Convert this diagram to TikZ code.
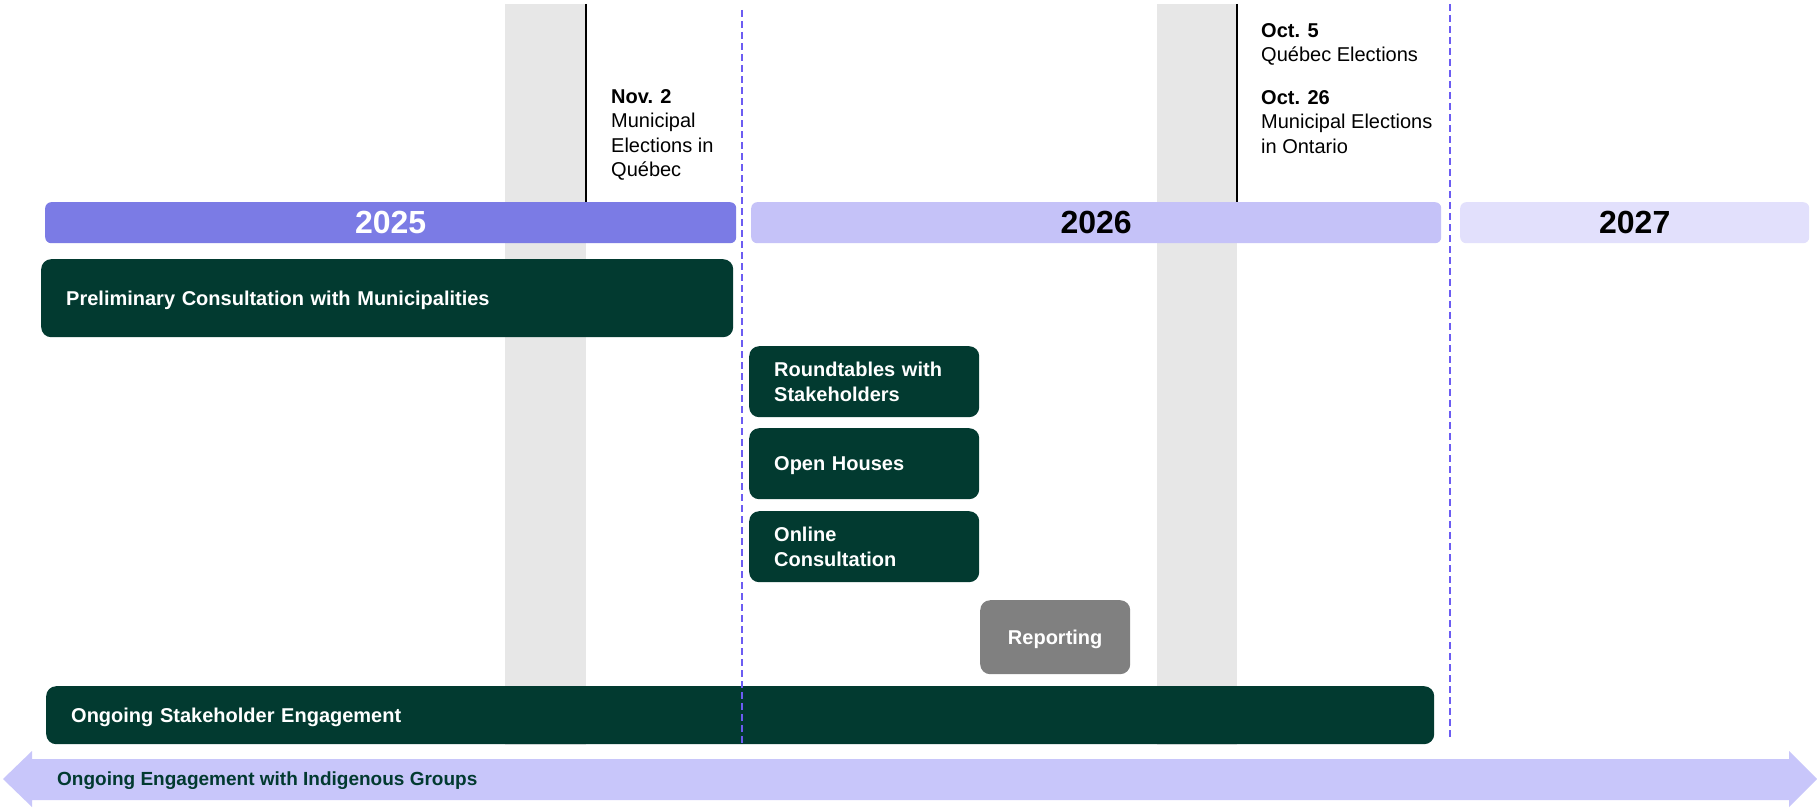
\documentclass[tikz,border=0pt]{standalone}
\usepackage{fontspec}
\setmainfont{Liberation Sans}
\definecolor{gruen}{HTML}{023A30}
\definecolor{grau}{HTML}{808080}
\definecolor{bandgrau}{HTML}{E7E7E7}
\definecolor{jahrA}{HTML}{7B7BE5}
\definecolor{jahrB}{HTML}{C5C2F8}
\definecolor{jahrC}{HTML}{E2E0FC}
\definecolor{pfeil}{HTML}{C8C6FA}
\definecolor{grenze}{HTML}{6C5CF2}
\tikzset{
	year/.style={anchor=north west, inner sep=0pt, rounded corners=6pt,
		minimum height=41pt, font=\bfseries\fontsize{32}{36}\selectfont},
	task/.style={anchor=north west, inner xsep=25pt, inner ysep=0pt,
		fill=gruen, rounded corners=10pt, text=white, align=left,
		font=\bfseries\fontsize{20}{25.5}\selectfont},
	einzeilig/.style={text depth=0pt},
	event/.style={anchor=north west, inner sep=0pt, align=left,
		font=\fontsize{20}{24.5}\selectfont},
	grenzlinie/.style={draw=grenze, line width=1.5pt, dash pattern=on 7pt off 4pt},
}
\begin{document}
\begin{tikzpicture}[x=1pt, y=-1pt]
	\useasboundingbox[fill=white] (0,0) rectangle (1817,808);
	% Wahlzeitraeume
	\fill[bandgrau] (505,4) rectangle (586,745);
	\fill[bandgrau] (1157,4) rectangle (1237,745);
	\draw[line width=2pt] (586,4) -- (586,202);
	\draw[line width=2pt] (1237,4) -- (1237,202);
	% Wahltermine
	\node[event] (nov) at (611,89) {\textbf{Nov. 2}\\Municipal\\Elections in\\Québec};
	\node[event] (octA) at (1261,23) {\textbf{Oct. 5}\\Québec Elections};
	\node[event] (octB) at (1261,90) {\textbf{Oct. 26}\\Municipal Elections\\in Ontario};
	% Jahre
	\node[year, fill=jahrA, text=white, minimum width=691pt] (y2025) at (45,202) {2025};
	\node[year, fill=jahrB, minimum width=690pt] (y2026) at (751,202) {2026};
	\node[year, fill=jahrC, minimum width=349pt] (y2027) at (1460,202) {2027};
	% Aktivitaeten
	\node[task, einzeilig, text width=642pt, minimum height=78pt] (prelim) at (41,259)
		{Preliminary Consultation with Municipalities};
	\node[task, text width=180pt, minimum height=71pt] (round) at (749,346)
		{Roundtables with\\Stakeholders};
	\node[task, einzeilig, text width=180pt, minimum height=71pt] (open) at (749,428)
		{Open Houses};
	\node[task, text width=180pt, minimum height=71pt] (online) at (749,511)
		{Online\\Consultation};
	\node[task, einzeilig, fill=grau, align=center, inner xsep=0pt, text width=150pt,
		minimum height=74pt] (report) at (980,600) {Reporting};
	\node[task, einzeilig, text width=1338pt, minimum height=58pt] (stake) at (46,686)
		{Ongoing Stakeholder Engagement};
	% Pfeil Indigene
	\fill[pfeil] (3,779) -- (32,751) -- (32,759) -- (1789,759) -- (1789,751)
		-- (1817,779) -- (1789,807) -- (1789,800) -- (32,800) -- (32,807) -- cycle;
	\node[anchor=west, inner sep=0pt, text=gruen,
		font=\bfseries\fontsize{19}{22}\selectfont] (indig) at (57,781)
		{Ongoing Engagement with Indigenous Groups};
	% Jahresgrenzen
	\draw[grenzlinie] (742,10) -- (742,745);
	\draw[grenzlinie] (1450,4) -- (1450,737);
\end{tikzpicture}
\end{document}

────────────────────────────────────────

→ Task details:
Word for word, quote the full listing, omitting every picture.

→ Solution to this task:
Convert this diagram to TikZ code.
\documentclass[tikz,border=0pt]{standalone}
\usepackage{fontspec}
\setmainfont{Liberation Sans}
\definecolor{gruen}{HTML}{023A30}
\definecolor{grau}{HTML}{808080}
\definecolor{bandgrau}{HTML}{E7E7E7}
\definecolor{jahrA}{HTML}{7B7BE5}
\definecolor{jahrB}{HTML}{C5C2F8}
\definecolor{jahrC}{HTML}{E2E0FC}
\definecolor{pfeil}{HTML}{C8C6FA}
\definecolor{grenze}{HTML}{6C5CF2}
\tikzset{
	year/.style={anchor=north west, inner sep=0pt, rounded corners=6pt,
		minimum height=41pt, font=\bfseries\fontsize{32}{36}\selectfont},
	task/.style={anchor=north west, inner xsep=25pt, inner ysep=0pt,
		fill=gruen, rounded corners=10pt, text=white, align=left,
		font=\bfseries\fontsize{20}{25.5}\selectfont},
	einzeilig/.style={text depth=0pt},
	event/.style={anchor=north west, inner sep=0pt, align=left,
		font=\fontsize{20}{24.5}\selectfont},
	grenzlinie/.style={draw=grenze, line width=1.5pt, dash pattern=on 7pt off 4pt},
}
\begin{document}
\begin{tikzpicture}[x=1pt, y=-1pt]
	\useasboundingbox[fill=white] (0,0) rectangle (1817,808);
	% Wahlzeitraeume
	\fill[bandgrau] (505,4) rectangle (586,745);
	\fill[bandgrau] (1157,4) rectangle (1237,745);
	\draw[line width=2pt] (586,4) -- (586,202);
	\draw[line width=2pt] (1237,4) -- (1237,202);
	% Wahltermine
	\node[event] (nov) at (611,89) {\textbf{Nov. 2}\\Municipal\\Elections in\\Québec};
	\node[event] (octA) at (1261,23) {\textbf{Oct. 5}\\Québec Elections};
	\node[event] (octB) at (1261,90) {\textbf{Oct. 26}\\Municipal Elections\\in Ontario};
	% Jahre
	\node[year, fill=jahrA, text=white, minimum width=691pt] (y2025) at (45,202) {2025};
	\node[year, fill=jahrB, minimum width=690pt] (y2026) at (751,202) {2026};
	\node[year, fill=jahrC, minimum width=349pt] (y2027) at (1460,202) {2027};
	% Aktivitaeten
	\node[task, einzeilig, text width=642pt, minimum height=78pt] (prelim) at (41,259)
		{Preliminary Consultation with Municipalities};
	\node[task, text width=180pt, minimum height=71pt] (round) at (749,346)
		{Roundtables with\\Stakeholders};
	\node[task, einzeilig, text width=180pt, minimum height=71pt] (open) at (749,428)
		{Open Houses};
	\node[task, text width=180pt, minimum height=71pt] (online) at (749,511)
		{Online\\Consultation};
	\node[task, einzeilig, fill=grau, align=center, inner xsep=0pt, text width=150pt,
		minimum height=74pt] (report) at (980,600) {Reporting};
	\node[task, einzeilig, text width=1338pt, minimum height=58pt] (stake) at (46,686)
		{Ongoing Stakeholder Engagement};
	% Pfeil Indigene
	\fill[pfeil] (3,779) -- (32,751) -- (32,759) -- (1789,759) -- (1789,751)
		-- (1817,779) -- (1789,807) -- (1789,800) -- (32,800) -- (32,807) -- cycle;
	\node[anchor=west, inner sep=0pt, text=gruen,
		font=\bfseries\fontsize{19}{22}\selectfont] (indig) at (57,781)
		{Ongoing Engagement with Indigenous Groups};
	% Jahresgrenzen
	\draw[grenzlinie] (742,10) -- (742,745);
	\draw[grenzlinie] (1450,4) -- (1450,737);
\end{tikzpicture}
\end{document}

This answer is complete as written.